I can do the same with composite bows/crossbows and invent a problem which would require some explanation.

Horn sinew composite is a bad material compared to wood

It has a lower stiffness and a higher density than something like yew or hickory meaning you'd end up with a spring that has worse performance. It's only advantage is that it has a higher ultimate yield strength.

Thus we would expect a 'sensible' design to only use horn sinew composite for bows or prods with a higher poundage than wood can handle. Yet we do see composite bows and prods manufactured at draw strengths that were within the range of wood.

Why then do we see this bad design? Did the Mongols manufacture composite bows because they had no access to yew? Did the Genoese use composite crossbow prods because they were cheaper than wood?

The truth however is that the higher ultimate yield strength and the fact that it is a man-made material are strengths which allow it to outperform a wooden bow for a given poundage. Its very nature allows it to be shaped to form factors which wood cannot handle, you can add a reflex or deflex to the design or shift the mass of certain parts which you cannot when shaping a wooden prod.

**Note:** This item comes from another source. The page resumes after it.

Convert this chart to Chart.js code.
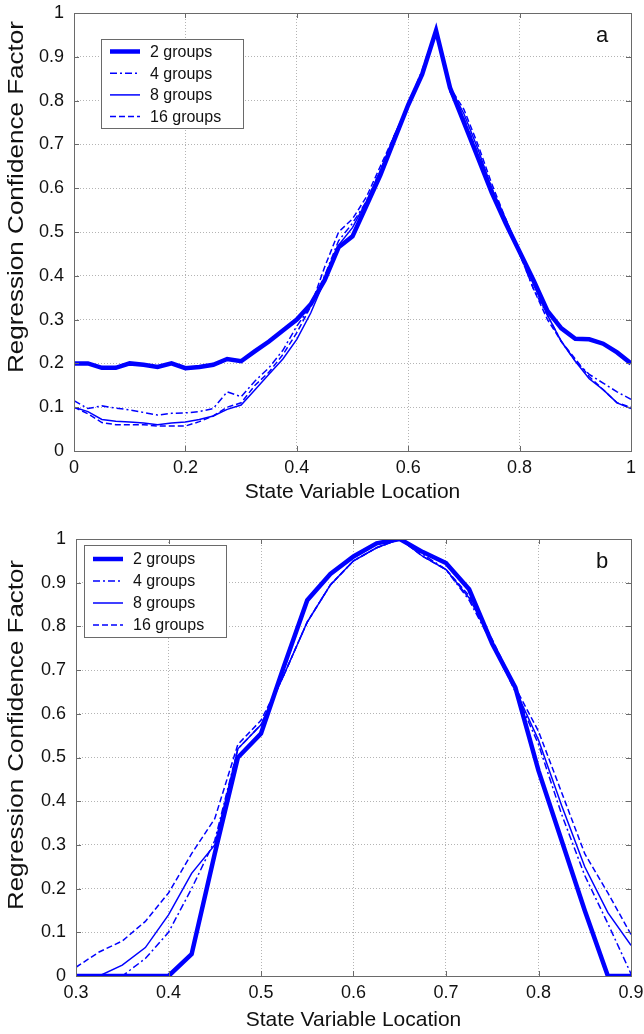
<!DOCTYPE html>
<html>
<head>
<meta charset="utf-8">
<script src="https://cdn.jsdelivr.net/npm/chart.js@4.4.1/dist/chart.umd.min.js"></script>
<style>
  html, body { margin: 0; padding: 0; background: #fff; }
  .panel { position: absolute; left: 0; width: 644px; }
  #panelA { top: 0; height: 520px; }
  #panelB { top: 520px; height: 514px; }
</style>
</head>
<body>
<div class="panel" id="panelA"><canvas id="chartA"></canvas></div>
<div class="panel" id="panelB"><canvas id="chartB"></canvas></div>
<script>
"use strict";

const SERIES_LABELS = ["2 groups", "4 groups", "8 groups", "16 groups"];

// panel a
const X_A = [0, 0.025, 0.05, 0.075, 0.1, 0.125, 0.15, 0.175, 0.2, 0.225, 0.25, 0.275, 0.3, 0.325,
  0.35, 0.375, 0.4, 0.425, 0.45, 0.475, 0.5, 0.525, 0.55, 0.575, 0.6, 0.625, 0.65, 0.675, 0.7,
  0.725, 0.75, 0.775, 0.8, 0.825, 0.85, 0.875, 0.9, 0.925, 0.95, 0.975, 1];
const A_2 = [0.20, 0.20, 0.19, 0.19, 0.20, 0.197, 0.192, 0.20, 0.189, 0.192, 0.197, 0.21, 0.205, 0.228,
  0.25, 0.275, 0.30, 0.335, 0.39, 0.465, 0.49, 0.56, 0.63, 0.71, 0.79, 0.86, 0.96, 0.83, 0.75,
  0.67, 0.59, 0.52, 0.455, 0.39, 0.32, 0.28, 0.256, 0.255, 0.245, 0.225, 0.20];
const A_4 = [0.115, 0.097, 0.103, 0.098, 0.094, 0.088, 0.082, 0.086, 0.087, 0.09, 0.097, 0.135, 0.124, 0.16,
  0.19, 0.23, 0.285, 0.33, 0.40, 0.48, 0.52, 0.57, 0.64, 0.72, 0.79, 0.87, 0.96, 0.82, 0.76,
  0.68, 0.60, 0.52, 0.45, 0.37, 0.31, 0.25, 0.205, 0.175, 0.155, 0.135, 0.118];
const A_8 = [0.10, 0.09, 0.072, 0.068, 0.066, 0.064, 0.060, 0.064, 0.066, 0.072, 0.08, 0.095, 0.105, 0.14,
  0.175, 0.21, 0.255, 0.315, 0.39, 0.47, 0.51, 0.57, 0.64, 0.72, 0.79, 0.86, 0.96, 0.83, 0.77,
  0.69, 0.60, 0.53, 0.455, 0.38, 0.31, 0.25, 0.205, 0.165, 0.14, 0.11, 0.097];
const A_16 = [0.10, 0.085, 0.065, 0.06, 0.06, 0.06, 0.057, 0.057, 0.057, 0.067, 0.08, 0.10, 0.11, 0.15,
  0.18, 0.22, 0.27, 0.33, 0.42, 0.50, 0.53, 0.58, 0.65, 0.72, 0.79, 0.86, 0.96, 0.83, 0.78,
  0.70, 0.61, 0.53, 0.45, 0.37, 0.30, 0.25, 0.21, 0.17, 0.14, 0.11, 0.10];
const X_TICKS_A = [0, 0.2, 0.4, 0.6, 0.8, 1];

// panel b
const X_B = [0.3, 0.325, 0.35, 0.375, 0.4, 0.425, 0.45, 0.475, 0.5, 0.525, 0.55, 0.575, 0.6,
  0.625, 0.65, 0.675, 0.7, 0.725, 0.75, 0.775, 0.8, 0.825, 0.85, 0.875, 0.9];
const B_2 = [0, 0, 0, 0, 0, 0.05, 0.28, 0.50, 0.555, 0.71, 0.86, 0.92, 0.96,
  0.99, 1.0, 0.97, 0.945, 0.885, 0.76, 0.66, 0.47, 0.31, 0.15, 0, 0];
const B_4 = [0, 0, 0, 0.04, 0.10, 0.20, 0.31, 0.52, 0.575, 0.69, 0.81, 0.895, 0.95,
  0.98, 1.0, 0.965, 0.93, 0.86, 0.76, 0.65, 0.53, 0.37, 0.23, 0.12, 0.005];
const B_8 = [0, 0, 0.025, 0.065, 0.14, 0.235, 0.30, 0.52, 0.575, 0.69, 0.81, 0.895, 0.95,
  0.98, 1.0, 0.96, 0.93, 0.865, 0.765, 0.655, 0.54, 0.39, 0.25, 0.145, 0.07];
const B_16 = [0.02, 0.055, 0.08, 0.125, 0.19, 0.28, 0.36, 0.53, 0.585, 0.69, 0.81, 0.895, 0.95,
  0.98, 1.0, 0.96, 0.93, 0.87, 0.77, 0.66, 0.56, 0.42, 0.28, 0.19, 0.095];
const X_TICKS_B = [0.3, 0.4, 0.5, 0.6, 0.7, 0.8, 0.9];

const Y_TICKS = [0, 0.1, 0.2, 0.3, 0.4, 0.5, 0.6, 0.7, 0.8, 0.9, 1];

const BLUE = "#0000ff";
const FONT = "'Liberation Sans', Arial, sans-serif";
const LINE_STYLES = [
  { borderWidth: 4.5, borderDash: [], order: 4 },
  { borderWidth: 1.5, borderDash: [7, 3, 2, 3], order: 3 },
  { borderWidth: 1.5, borderDash: [], order: 2 },
  { borderWidth: 1.5, borderDash: [6, 3], order: 1 }
];

Chart.defaults.font.family = FONT;
Chart.defaults.color = "#111";

function fmt(v) {
  return String(Number(v.toFixed(2)));
}

// box, inward tick marks, legend, panel tag, y title
const panelDecor = {
  id: "panelDecor",
  afterDraw(chart, args, opts) {
    const { ctx, chartArea: ca, scales } = chart;
    ctx.save();

    ctx.strokeStyle = "#6a6a6a";
    ctx.lineWidth = 1;
    ctx.setLineDash([]);
    ctx.beginPath();
    scales.x.ticks.forEach(t => {
      const px = Math.round(scales.x.getPixelForValue(t.value)) + 0.5;
      ctx.moveTo(px, ca.bottom); ctx.lineTo(px, ca.bottom - 5);
      ctx.moveTo(px, ca.top); ctx.lineTo(px, ca.top + 5);
    });
    scales.y.ticks.forEach(t => {
      const py = Math.round(scales.y.getPixelForValue(t.value)) + 0.5;
      ctx.moveTo(ca.left, py); ctx.lineTo(ca.left + 5, py);
      ctx.moveTo(ca.right, py); ctx.lineTo(ca.right - 5, py);
    });
    ctx.stroke();
    ctx.strokeRect(Math.round(ca.left) + 0.5, Math.round(ca.top) + 0.5,
      Math.round(ca.right - ca.left), Math.round(ca.bottom - ca.top));

    // legend
    const lg = opts.legend;
    const x0 = Math.round(ca.left + lg.dx), y0 = Math.round(ca.top + lg.dy);
    ctx.fillStyle = "#fff";
    ctx.fillRect(x0, y0, lg.w, lg.h);
    ctx.strokeRect(x0 + 0.5, y0 + 0.5, lg.w, lg.h);
    ctx.font = "16px " + FONT;
    ctx.textBaseline = "middle";
    chart.data.datasets.forEach((ds, i) => {
      const y = y0 + lg.rowTop + i * lg.rowGap;
      ctx.beginPath();
      ctx.setLineDash(ds.borderDash);
      ctx.lineWidth = ds.borderWidth;
      ctx.strokeStyle = ds.borderColor;
      ctx.moveTo(x0 + 9, y);
      ctx.lineTo(x0 + 39, y);
      ctx.stroke();
      ctx.setLineDash([]);
      ctx.fillStyle = "#111";
      ctx.fillText(ds.label, x0 + 49, y + 1);
    });

    // panel tag
    ctx.font = "22px " + FONT;
    ctx.textAlign = "center";
    ctx.fillText(opts.tag, ca.right - 29, ca.top + 23);

    // y title, stretched along its length like the original
    const yt = opts.yTitle;
    ctx.font = "22px " + FONT;
    const w = ctx.measureText(yt.text).width;
    ctx.translate(yt.x, yt.cy);
    ctx.rotate(-Math.PI / 2);
    ctx.scale(yt.length / w, 1);
    ctx.fillText(yt.text, 0, 0);
    ctx.restore();
  }
};

function makePanel(canvasId, cfg) {
  const datasets = cfg.series.map((ys, i) => ({
    label: SERIES_LABELS[i],
    data: cfg.xs.map((x, j) => ({ x, y: ys[j] })),
    borderColor: BLUE,
    borderWidth: LINE_STYLES[i].borderWidth,
    borderDash: LINE_STYLES[i].borderDash,
    order: LINE_STYLES[i].order,
    pointRadius: 0,
    tension: 0,
    fill: false
  }));

  return new Chart(document.getElementById(canvasId), {
    type: "line",
    data: { datasets },
    options: {
      responsive: true,
      maintainAspectRatio: false,
      animation: false,
      events: [],
      layout: { padding: cfg.padding },
      plugins: {
        legend: { display: false },
        tooltip: { enabled: false },
        panelDecor: { legend: cfg.legend, tag: cfg.tag, yTitle: cfg.yTitle }
      },
      scales: {
        x: {
          type: "linear",
          min: cfg.xTicks[0],
          max: cfg.xTicks[cfg.xTicks.length - 1],
          afterBuildTicks: axis => { axis.ticks = cfg.xTicks.map(v => ({ value: v })); },
          afterFit: axis => {
            axis.height = cfg.xAxisHeight;
            axis.paddingLeft = 0;
            axis.paddingRight = 0;
          },
          ticks: { font: { size: 18 }, padding: 6, maxRotation: 0, callback: v => fmt(v) },
          grid: { color: "#b4b4b4", lineWidth: 1, drawTicks: false },
          border: { display: false, dash: [1, 2] },
          title: {
            display: true,
            text: "State Variable Location",
            font: { size: 21 },
            padding: { top: 0, bottom: cfg.xTitlePad }
          }
        },
        y: {
          type: "linear",
          min: 0,
          max: 1,
          afterBuildTicks: axis => { axis.ticks = Y_TICKS.map(v => ({ value: v })); },
          afterFit: axis => {
            axis.width = cfg.yAxisWidth;
            axis.paddingTop = 0;
            axis.paddingBottom = 0;
          },
          ticks: { font: { size: 18 }, padding: 10, callback: v => fmt(v) },
          grid: { color: "#b4b4b4", lineWidth: 1, drawTicks: false },
          border: { display: false, dash: [1, 2] }
        }
      }
    },
    plugins: [panelDecor]
  });
}

makePanel("chartA", {
  xs: X_A,
  series: [A_2, A_4, A_8, A_16],
  xTicks: X_TICKS_A,
  padding: { left: 0, right: 13, top: 13, bottom: 2 },
  yAxisWidth: 74,
  xAxisHeight: 67,
  xTitlePad: 13,
  tag: "a",
  legend: { dx: 27, dy: 26, w: 142, h: 89, rowTop: 12.5, rowGap: 21.7 },
  yTitle: { text: "Regression Confidence Factor", x: 17, cy: 197, length: 352 }
});

makePanel("chartB", {
  xs: X_B,
  series: [B_2, B_4, B_8, B_16],
  xTicks: X_TICKS_B,
  padding: { left: 0, right: 13, top: 19, bottom: 0 },
  yAxisWidth: 76,
  xAxisHeight: 58,
  xTitlePad: 1,
  tag: "b",
  legend: { dx: 8, dy: 6, w: 142, h: 92, rowTop: 14, rowGap: 22 },
  yTitle: { text: "Regression Confidence Factor", x: 17, cy: 215, length: 350 }
});
</script>
</body>
</html>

The modern engineering mindset is very good at solving problems, but only if the right data goes into the calculations. It's not at all unusual for us to miss something in the all important early stage which affects the outcome, especially if we have already reached firm conclusions about what is likely. If we find some indication that this doesn't match other data points that is when it's a good idea to go back to the sources for data, and on this and many other similar matters, the sources are antique weapons and historical records.